Во всяком случае, вряд ли кто-то станет настаивать на некомпетентности А. Эйнштейна в вопросе о психологии научного творчества:
Я утверждаю, что космическое религиозное чувство является сильнейшей и благороднейшей из пружин научного исследования... В наш материалистический век серьезными учеными могут быть только глубоко религиозные люди.
Самое прекрасное и глубокое переживание, выпадающее на долю человека, это ощущение таинственности. Оно лежит в основе религии и всех наиболее глубоких тенденций в искусстве и науке. Тот, кто не испытал этого ощущения, кажется мне если не мертвецом, то во всяком случае слепым (Собр. научн. трудов, т.4, с.128, 129, 178).
Здесь поучительно также сравнение со словами представителя прямо противоположного (по отношению к науке) подхода:
Истина состоит в том, что современный дух у всех тех, кто в какой-нибудь степени им заражен, предполагает подлинную ненависть к тайне и ко всему, что ее напоминает, в любой области... Современное состояние сознания устроено так, что оно не может переносить никакой тайны... (Р. Генон, Царство количества и знамения времени, с. 89, 90)
Что касается слов С. Хокинга о том, что достижения естественных наук привели к "унижению для философии с ее великими традициями от Аристотеля до Канта" (Краткая история времени, с.147), мы попытались показать, что мысль человека не начинается с Аристотеля и не кончается Кантом. Еще более важно, что кроме философии (Афин) в традиции западной культуры существует Иерусалим (см., напр., книгу Л. Шестова "Афины и Иерусалим"). Более того, кругозор современной науки весьма ограничен, поскольку в ходе "исторического прогресса" она не только много приобрела, но и слишком многое забыла. В осознании этих потерь кроется и источник оптимизма.
Задача расширения кругозора, включающая синтез научных и религиозных представлений в цельное мировоззрение, остается тем самым актуальной. Более того, ее решение необходимо для продолжения существования и полноценной жизни человечества.
Язык является трояким: он используется по отношению к вещам, он используется для того, чтобы обратиться к людям, и он используется тогда, когда мы слушаем Бога.

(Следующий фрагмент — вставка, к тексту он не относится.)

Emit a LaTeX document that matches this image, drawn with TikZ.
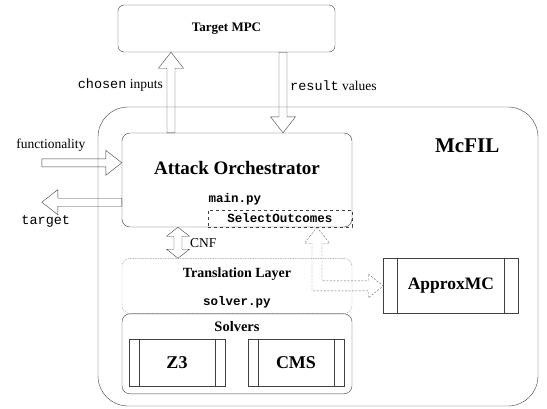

И это должен быть один и тот же язык... На одном и том же языке я должен говорить: "Господь мой пастырь", "Два и два равно четырем" и "Как поживаете", и мое душевное здоровье зависит от моей способности чередовать их... Для этого нам и нужны наука, молитва, разговор - все три, иначе люди погибнут. И сегодня они погибают от избытка математики, от бомб, созданных наукой (О. Розеншток-Хюсси, Бог заставляет нас говорить, с. 187-188).
Однако такой синтез должен брать лучшее, а не худшее (формальное) из исторической науки и религии и происходить в первую очередь не на социальном, а на личном уровне (построение храма внутри себя).